→ Do this:
In this exercise, return the whole listing exactly, excluding any images.

→ Data segment:
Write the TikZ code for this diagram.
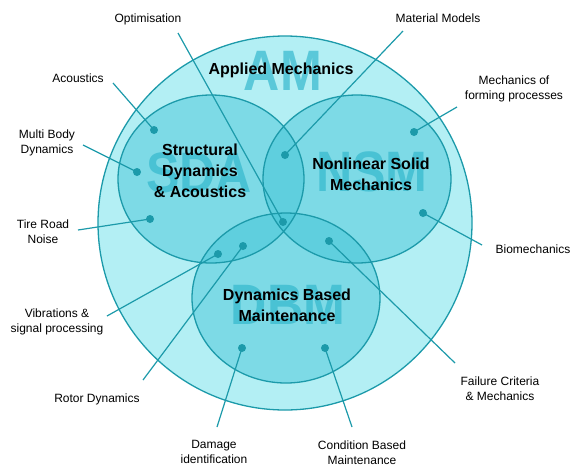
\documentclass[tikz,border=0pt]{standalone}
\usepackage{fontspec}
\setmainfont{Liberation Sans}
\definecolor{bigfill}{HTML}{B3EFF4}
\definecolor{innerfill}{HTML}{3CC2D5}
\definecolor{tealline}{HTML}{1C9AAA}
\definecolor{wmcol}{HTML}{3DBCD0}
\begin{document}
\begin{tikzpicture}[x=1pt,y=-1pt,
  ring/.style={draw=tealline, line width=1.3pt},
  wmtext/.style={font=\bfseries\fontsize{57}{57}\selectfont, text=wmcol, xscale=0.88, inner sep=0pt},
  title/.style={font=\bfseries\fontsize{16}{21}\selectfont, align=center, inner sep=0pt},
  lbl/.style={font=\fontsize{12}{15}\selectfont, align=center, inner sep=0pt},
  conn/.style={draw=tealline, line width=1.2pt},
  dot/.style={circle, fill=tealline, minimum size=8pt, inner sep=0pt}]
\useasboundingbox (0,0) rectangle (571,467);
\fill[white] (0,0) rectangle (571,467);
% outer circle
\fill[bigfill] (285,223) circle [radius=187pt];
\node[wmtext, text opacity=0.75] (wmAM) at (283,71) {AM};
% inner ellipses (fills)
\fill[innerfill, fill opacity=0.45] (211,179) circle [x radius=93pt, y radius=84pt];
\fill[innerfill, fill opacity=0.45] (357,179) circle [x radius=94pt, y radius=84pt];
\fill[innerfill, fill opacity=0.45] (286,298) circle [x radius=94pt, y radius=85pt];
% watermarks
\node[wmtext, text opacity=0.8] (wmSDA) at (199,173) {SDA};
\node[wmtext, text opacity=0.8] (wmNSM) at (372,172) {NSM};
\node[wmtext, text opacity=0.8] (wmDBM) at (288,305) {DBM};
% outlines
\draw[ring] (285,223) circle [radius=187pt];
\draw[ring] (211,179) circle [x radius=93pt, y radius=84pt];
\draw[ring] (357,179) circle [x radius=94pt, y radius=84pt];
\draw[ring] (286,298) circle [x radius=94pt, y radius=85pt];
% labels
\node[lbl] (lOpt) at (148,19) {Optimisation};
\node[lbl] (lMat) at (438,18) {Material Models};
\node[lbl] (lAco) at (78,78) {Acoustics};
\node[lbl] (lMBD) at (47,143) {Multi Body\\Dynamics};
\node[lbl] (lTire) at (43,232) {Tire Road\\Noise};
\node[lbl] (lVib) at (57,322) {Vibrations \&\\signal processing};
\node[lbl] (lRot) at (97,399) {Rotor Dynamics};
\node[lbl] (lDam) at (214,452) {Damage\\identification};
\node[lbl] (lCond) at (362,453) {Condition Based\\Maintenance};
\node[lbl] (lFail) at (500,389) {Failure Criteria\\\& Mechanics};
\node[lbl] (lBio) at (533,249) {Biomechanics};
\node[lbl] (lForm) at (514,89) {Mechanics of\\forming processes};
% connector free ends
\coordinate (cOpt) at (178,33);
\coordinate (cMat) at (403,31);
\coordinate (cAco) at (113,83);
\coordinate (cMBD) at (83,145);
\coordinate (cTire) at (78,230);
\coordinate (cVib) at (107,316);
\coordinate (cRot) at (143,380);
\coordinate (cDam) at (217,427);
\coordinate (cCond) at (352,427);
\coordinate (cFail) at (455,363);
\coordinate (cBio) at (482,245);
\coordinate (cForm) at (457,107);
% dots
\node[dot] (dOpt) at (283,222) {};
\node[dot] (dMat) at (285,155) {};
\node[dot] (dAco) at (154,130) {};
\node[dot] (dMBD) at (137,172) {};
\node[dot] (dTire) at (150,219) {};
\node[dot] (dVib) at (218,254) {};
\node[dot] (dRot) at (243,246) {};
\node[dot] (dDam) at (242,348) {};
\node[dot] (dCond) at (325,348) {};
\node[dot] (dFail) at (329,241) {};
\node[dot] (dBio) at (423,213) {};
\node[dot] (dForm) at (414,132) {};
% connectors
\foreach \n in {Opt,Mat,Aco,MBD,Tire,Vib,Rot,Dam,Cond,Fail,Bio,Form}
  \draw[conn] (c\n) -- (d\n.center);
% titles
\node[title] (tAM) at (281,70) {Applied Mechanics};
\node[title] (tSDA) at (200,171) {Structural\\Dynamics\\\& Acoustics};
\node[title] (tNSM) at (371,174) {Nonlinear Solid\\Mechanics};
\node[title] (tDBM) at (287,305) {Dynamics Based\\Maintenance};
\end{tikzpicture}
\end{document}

→ Full solution:
Write the TikZ code for this diagram.
\documentclass[tikz,border=0pt]{standalone}
\usepackage{fontspec}
\setmainfont{Liberation Sans}
\definecolor{bigfill}{HTML}{B3EFF4}
\definecolor{innerfill}{HTML}{3CC2D5}
\definecolor{tealline}{HTML}{1C9AAA}
\definecolor{wmcol}{HTML}{3DBCD0}
\begin{document}
\begin{tikzpicture}[x=1pt,y=-1pt,
  ring/.style={draw=tealline, line width=1.3pt},
  wmtext/.style={font=\bfseries\fontsize{57}{57}\selectfont, text=wmcol, xscale=0.88, inner sep=0pt},
  title/.style={font=\bfseries\fontsize{16}{21}\selectfont, align=center, inner sep=0pt},
  lbl/.style={font=\fontsize{12}{15}\selectfont, align=center, inner sep=0pt},
  conn/.style={draw=tealline, line width=1.2pt},
  dot/.style={circle, fill=tealline, minimum size=8pt, inner sep=0pt}]
\useasboundingbox (0,0) rectangle (571,467);
\fill[white] (0,0) rectangle (571,467);
% outer circle
\fill[bigfill] (285,223) circle [radius=187pt];
\node[wmtext, text opacity=0.75] (wmAM) at (283,71) {AM};
% inner ellipses (fills)
\fill[innerfill, fill opacity=0.45] (211,179) circle [x radius=93pt, y radius=84pt];
\fill[innerfill, fill opacity=0.45] (357,179) circle [x radius=94pt, y radius=84pt];
\fill[innerfill, fill opacity=0.45] (286,298) circle [x radius=94pt, y radius=85pt];
% watermarks
\node[wmtext, text opacity=0.8] (wmSDA) at (199,173) {SDA};
\node[wmtext, text opacity=0.8] (wmNSM) at (372,172) {NSM};
\node[wmtext, text opacity=0.8] (wmDBM) at (288,305) {DBM};
% outlines
\draw[ring] (285,223) circle [radius=187pt];
\draw[ring] (211,179) circle [x radius=93pt, y radius=84pt];
\draw[ring] (357,179) circle [x radius=94pt, y radius=84pt];
\draw[ring] (286,298) circle [x radius=94pt, y radius=85pt];
% labels
\node[lbl] (lOpt) at (148,19) {Optimisation};
\node[lbl] (lMat) at (438,18) {Material Models};
\node[lbl] (lAco) at (78,78) {Acoustics};
\node[lbl] (lMBD) at (47,143) {Multi Body\\Dynamics};
\node[lbl] (lTire) at (43,232) {Tire Road\\Noise};
\node[lbl] (lVib) at (57,322) {Vibrations \&\\signal processing};
\node[lbl] (lRot) at (97,399) {Rotor Dynamics};
\node[lbl] (lDam) at (214,452) {Damage\\identification};
\node[lbl] (lCond) at (362,453) {Condition Based\\Maintenance};
\node[lbl] (lFail) at (500,389) {Failure Criteria\\\& Mechanics};
\node[lbl] (lBio) at (533,249) {Biomechanics};
\node[lbl] (lForm) at (514,89) {Mechanics of\\forming processes};
% connector free ends
\coordinate (cOpt) at (178,33);
\coordinate (cMat) at (403,31);
\coordinate (cAco) at (113,83);
\coordinate (cMBD) at (83,145);
\coordinate (cTire) at (78,230);
\coordinate (cVib) at (107,316);
\coordinate (cRot) at (143,380);
\coordinate (cDam) at (217,427);
\coordinate (cCond) at (352,427);
\coordinate (cFail) at (455,363);
\coordinate (cBio) at (482,245);
\coordinate (cForm) at (457,107);
% dots
\node[dot] (dOpt) at (283,222) {};
\node[dot] (dMat) at (285,155) {};
\node[dot] (dAco) at (154,130) {};
\node[dot] (dMBD) at (137,172) {};
\node[dot] (dTire) at (150,219) {};
\node[dot] (dVib) at (218,254) {};
\node[dot] (dRot) at (243,246) {};
\node[dot] (dDam) at (242,348) {};
\node[dot] (dCond) at (325,348) {};
\node[dot] (dFail) at (329,241) {};
\node[dot] (dBio) at (423,213) {};
\node[dot] (dForm) at (414,132) {};
% connectors
\foreach \n in {Opt,Mat,Aco,MBD,Tire,Vib,Rot,Dam,Cond,Fail,Bio,Form}
  \draw[conn] (c\n) -- (d\n.center);
% titles
\node[title] (tAM) at (281,70) {Applied Mechanics};
\node[title] (tSDA) at (200,171) {Structural\\Dynamics\\\& Acoustics};
\node[title] (tNSM) at (371,174) {Nonlinear Solid\\Mechanics};
\node[title] (tDBM) at (287,305) {Dynamics Based\\Maintenance};
\end{tikzpicture}
\end{document}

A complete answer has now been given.